The Social and Material Life of Indian Cinema has been organized by the Department of Cinema Studies, Skirball Center for New Media and Film at New York University’s Tisch School of the Arts. It is made possible by the generous support of Merrill Lynch and the Ford Foundations, together with many institutions across NYU, including the International Center for Advanced Studies, The Humanities Council, The Center for Media, Culture, and History, The Center for Religion and Media, and the Kervorkian Center.

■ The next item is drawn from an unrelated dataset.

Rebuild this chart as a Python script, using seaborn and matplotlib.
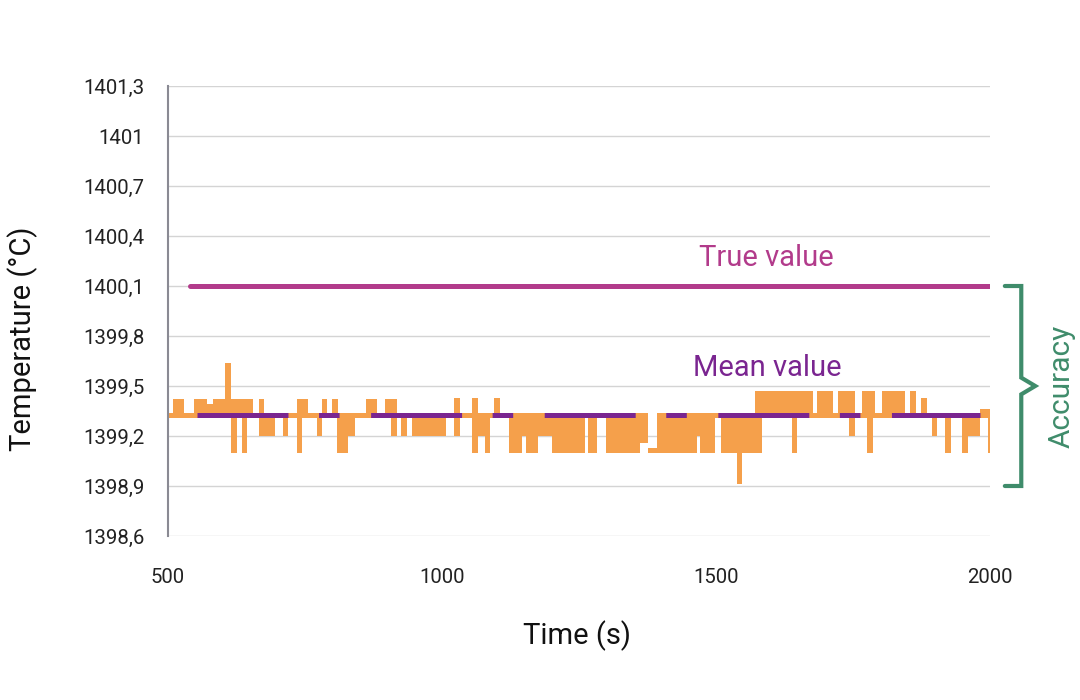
import matplotlib
matplotlib.use("Agg")
import matplotlib.pyplot as plt
import matplotlib.transforms as mtransforms
from matplotlib.ticker import FuncFormatter
import numpy as np
import pandas as pd
import seaborn as sns

# thermocouple readings, as a min / max envelope per time interval (interval start, s)
env_time = [500, 509, 529, 547, 571, 582, 604, 615, 626, 635, 644, 655, 666, 675, 695, 710, 719, 735,
            745, 755, 772, 781, 790, 799, 808, 810, 828, 841, 861, 881, 896, 907, 918, 925, 936, 945,
            1007, 1022, 1033, 1055, 1066, 1078, 1088, 1095, 1106, 1122, 1146, 1153, 1175, 1201, 1261,
            1266, 1283, 1299, 1361, 1376, 1392, 1465, 1471, 1498, 1509, 1538, 1547, 1571, 1584, 1639,
            1648, 1677, 1684, 1713, 1723, 1743, 1754, 1766, 1776, 1786, 1790, 1803, 1845, 1854, 1865,
            1874, 1885, 1894, 1903, 1918, 1929, 1949, 1960, 1982, 1996, 2000]
env_low = [1399.31, 1399.31, 1399.31, 1399.31, 1399.31, 1399.31, 1399.31, 1399.10, 1399.31, 1399.10,
           1399.31, 1399.31, 1399.20, 1399.20, 1399.31, 1399.20, 1399.31, 1399.10, 1399.31, 1399.31,
           1399.20, 1399.31, 1399.31, 1399.31, 1399.10, 1399.10, 1399.20, 1399.31, 1399.31, 1399.31,
           1399.31, 1399.20, 1399.31, 1399.20, 1399.31, 1399.20, 1399.31, 1399.20, 1399.31, 1399.10,
           1399.20, 1399.10, 1399.31, 1399.31, 1399.31, 1399.10, 1399.20, 1399.10, 1399.20, 1399.10,
           1399.31, 1399.10, 1399.31, 1399.10, 1399.16, 1399.10, 1399.10, 1399.20, 1399.10, 1399.31,
           1399.10, 1398.91, 1399.10, 1399.10, 1399.31, 1399.10, 1399.31, 1399.31, 1399.31, 1399.31,
           1399.31, 1399.20, 1399.31, 1399.31, 1399.10, 1399.31, 1399.31, 1399.31, 1399.31, 1399.31,
           1399.31, 1399.31, 1399.31, 1399.20, 1399.31, 1399.10, 1399.31, 1399.10, 1399.20, 1399.31,
           1399.10, 1399.10]
env_high = [1399.34, 1399.42, 1399.34, 1399.42, 1399.39, 1399.42, 1399.64, 1399.42, 1399.42, 1399.42,
            1399.42, 1399.34, 1399.42, 1399.34, 1399.34, 1399.34, 1399.34, 1399.42, 1399.42, 1399.34,
            1399.34, 1399.42, 1399.34, 1399.42, 1399.42, 1399.34, 1399.34, 1399.34, 1399.42, 1399.34,
            1399.42, 1399.42, 1399.34, 1399.34, 1399.34, 1399.34, 1399.34, 1399.43, 1399.34, 1399.43,
            1399.34, 1399.34, 1399.34, 1399.43, 1399.34, 1399.34, 1399.34, 1399.34, 1399.34, 1399.34,
            1399.34, 1399.34, 1399.34, 1399.34, 1399.34, 1399.13, 1399.34, 1399.34, 1399.34, 1399.34,
            1399.34, 1399.34, 1399.34, 1399.47, 1399.47, 1399.47, 1399.47, 1399.34, 1399.47, 1399.34,
            1399.47, 1399.47, 1399.34, 1399.47, 1399.47, 1399.47, 1399.34, 1399.47, 1399.34, 1399.47,
            1399.34, 1399.43, 1399.34, 1399.34, 1399.34, 1399.34, 1399.34, 1399.34, 1399.34, 1399.36,
            1399.36, 1399.36]

TRUE_VALUE = 1400.1
true_time = [540, 2000]
MEAN_VALUE = 1399.325
mean_time = [553, 1982]
ACC_LOW = 1398.9

y_ticks = [1398.6, 1398.9, 1399.2, 1399.5, 1399.8, 1400.1, 1400.4, 1400.7, 1401.0, 1401.3]
x_ticks = [500, 1000, 1500, 2000]

ORANGE = '#F5A04B'
PURPLE = '#7A2590'
MAGENTA = '#B23B8B'
GREEN = '#3F8C6B'

sns.set_theme(style="whitegrid")
plt.rcParams['font.family'] = ['Roboto', 'DejaVu Sans']
plt.rcParams['lines.scale_dashes'] = False

fig = plt.figure(figsize=(10.8, 7), dpi=100)
ax = fig.add_axes([0.1556, 0.2343, 0.7611, 0.6428])

env = pd.DataFrame({'time': env_time, 'low': env_low, 'high': env_high})
ax.fill_between(env['time'], env['low'], env['high'], step='post', color=ORANGE, linewidth=0, zorder=2)

true_df = pd.DataFrame({'time': true_time, 'temp': [TRUE_VALUE] * len(true_time)})
sns.lineplot(data=true_df, x='time', y='temp', color=MAGENTA, linewidth=3.6, ax=ax, zorder=3)

mean_df = pd.DataFrame({'time': mean_time, 'temp': [MEAN_VALUE] * len(mean_time)})
sns.lineplot(data=mean_df, x='time', y='temp', color=PURPLE, linewidth=3.6, ax=ax, zorder=4,
             linestyle=(0, (65.5, 22, 14.8, 22.7)))
ax.lines[-1].set_dash_capstyle('butt')

ax.text(1591, 1400.27, 'True value', color=MAGENTA, fontsize=21, ha='center', va='center')
ax.text(1593, 1399.61, 'Mean value', color=PURPLE, fontsize=21, ha='center', va='center')

# accuracy bracket to the right of the plot
trans = mtransforms.blended_transform_factory(ax.transAxes, ax.transData)
mid = (TRUE_VALUE + ACC_LOW) / 2
ax.plot([1.018, 1.038, 1.038, 1.055, 1.038, 1.038, 1.018],
        [TRUE_VALUE, TRUE_VALUE, mid + 0.05, mid, mid - 0.05, ACC_LOW, ACC_LOW],
        color=GREEN, linewidth=3, transform=trans, clip_on=False, solid_joinstyle='miter')
ax.text(1.087, mid, 'Accuracy', color=GREEN, fontsize=21.5, rotation=90,
        ha='center', va='center', transform=trans)

ax.set_xlim(500, 2000)
ax.set_ylim(1398.6, 1401.3)
ax.set_xticks(x_ticks)
ax.set_yticks(y_ticks)
ax.yaxis.set_major_formatter(FuncFormatter(
    lambda v, _: f'{v:.1f}'.replace('.', ',').replace(',0', '')))
ax.tick_params(axis='both', length=0, labelsize=14.7, colors='#222222')
ax.tick_params(axis='y', pad=17)
ax.tick_params(axis='x', pad=23)

ax.set_xlabel('Time (s)', fontsize=21, color='#111111')
ax.set_ylabel('Temperature (°C)', fontsize=21, color='#111111')
ax.xaxis.set_label_coords(0.498, -0.187)
ax.yaxis.set_label_coords(-0.158, 0.438)

ax.grid(axis='x', visible=False)
ax.grid(axis='y', color='#d4d4d4', linewidth=1)
ax.set_facecolor('white')
for side in ['top', 'right', 'bottom']:
    ax.spines[side].set_visible(False)
ax.spines['left'].set_color('#8a8a93')
ax.spines['left'].set_linewidth(1.5)

fig.savefig('out.png', dpi=100, facecolor='white')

Conference participants are: Anna McCarthy, NYU; Arvind Rajagopal, NYU; Ashish Rajadhyaksha, author and scholar; Bhaskar Sarkar, University of California, Santa Barbara; Corey K. Creekmur, University of Iowa; Dana Polan, NYU; Gyan Prakash, Princeton University; Ira Bhaskar, Jawaharlal Nehru University; Jyotika Virdi, University of Windsor, Ontario; Kaushik Bhaumik, Ferguson Centre for African and Asian Studies, UK; Lalitha Gopalan, Georgetown University; Jonathan Kahana, NYU; M.S.S. Pandian, Centre for Studies in Developing Societies, Delhi; Madhava Prasad, Central Institute of English and Foreign Languages, Hyderabad; Manishita Das, Swarthmore College; Moinak Biswas, Jadavpur University, Calcutta; Neepa Majumdar, University of Pittsburgh; Nitin Govil, University of California, San Diego; Parag Amladi, scholar, and film producer; Philip Lutgendorf, University of Iowa; Priya Jaikumar, University of Southern California; Robert Sklar, NYU; Rashmi Doraiswamy, Jamia Millia Islamia; Ravi Vasudevan, Centre for the Study of Developing Societies, Delhi, and SARI; Rachel Dwyer, SOAS, University of London; Richard Peña, Film Society of Lincoln Center; Rosie Thomas, University of Westminster, London; Shohini Ghosh, Jamia Millia Islamia, New Delhi; Sudhir Mahadevan, NYU; Sumita Chakravarty, The New School, Eugene Lang College; Suranjan Ganguly, University of Colorado at Boulder; and Tejaswini Ganti, NYU.